III

Edmonton, the capital of Alberta, was the Prince's farthest north. He arrived there on Friday, September 12th, to receive the unstinted welcome which, long since, we had come to know was Canada's natural attitude towards him. As we crossed the broad main street to the station, the sight of the vast human flower-bed that filled the road below the railway bridge made one tingle at the thoroughness with which these towns gathered to express themselves.

Canada, as I may have hinted already, has a way of leading strangers astray concerning herself. In Eastern Canada we were told that we would find the West "different." From what was said to us, there was some reason for expecting to find an entirely new race on the Pacific side of Winnipeg. It would be a race further removed from the British tradition, a race not so easy to get on with, a race not moved by the impulses and enthusiasms that stirred the East.

And in the West? Well, all I can say is that quite a number of Western men shook me by the hand and told me how thankful I must be now that I had left the cold and rigid East for the more generous warmth of the spacious West. And hadn't I found the East a strange place, inhabited by people not easy to get on with, and removed from the British tradition—and so on...?

This singular state of things may seem queer to the Briton, but I think it is easily explainable.
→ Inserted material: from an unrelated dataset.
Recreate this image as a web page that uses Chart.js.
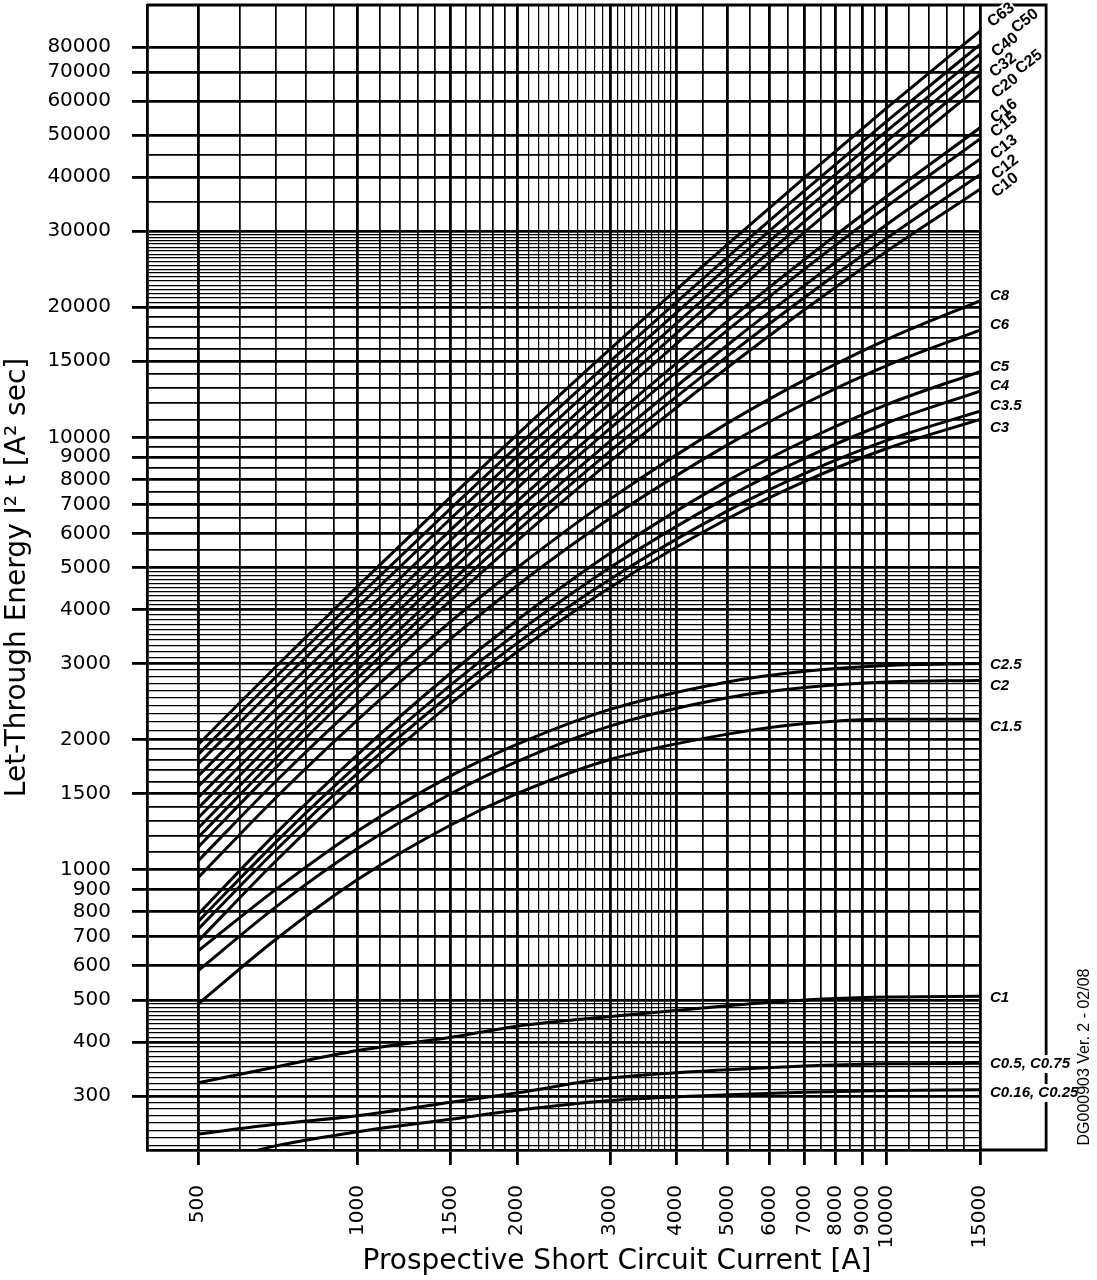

In the first place, Canada is so vast that her people, even though they be on the same continent, are as removed from immediate intimacy as the Kentish man is from the man in a Russian province. And not only does great distance make for lack of knowledge, but the fact that each province is self-contained and feeds upon itself, so to speak, in the matter of news and so on, makes the citizen in Ontario, or Quebec, or New Brunswick, regard the people of the West as living in a distant and strange land.

The Canadian, too, is intensely loyal to Canada; that means he is intensely jealous for her reputation. He warned us against all possibilities, I think, so that we should be ready for any disappointment.

There was not the slightest need for warning. Whether East or West, Canada was solid in its welcome, and, as far as I am able to judge, there is no difference at all in the texture of human habit and mind East or West. There is the same fine, sturdy quality of loyalty and hospitality over the whole Dominion. Canada is Canada all through.

Edmonton is a fine, lusty place. It is the prairie town in its teens. It has not yet put off its coltish air. It is Winnipeg just leaving school, and has the wonderful precocity of these eager towns of the West. It is running almost before it has learnt to walk.

While full-blooded Indians still move in its streets, it is putting up buildings worthy of a European metropolis. It has opened big up-to-date stores and public offices by the side of streets that are yet the mere stamped earth of the untutored plain.

Along its main boulevard, Jasper Avenue, slip the astonishing excess of automobiles one has learnt to expect in Canadian towns. A brisk electric tram service weaves the mass of street movement together, and at night over all shines an exuberance of electric light.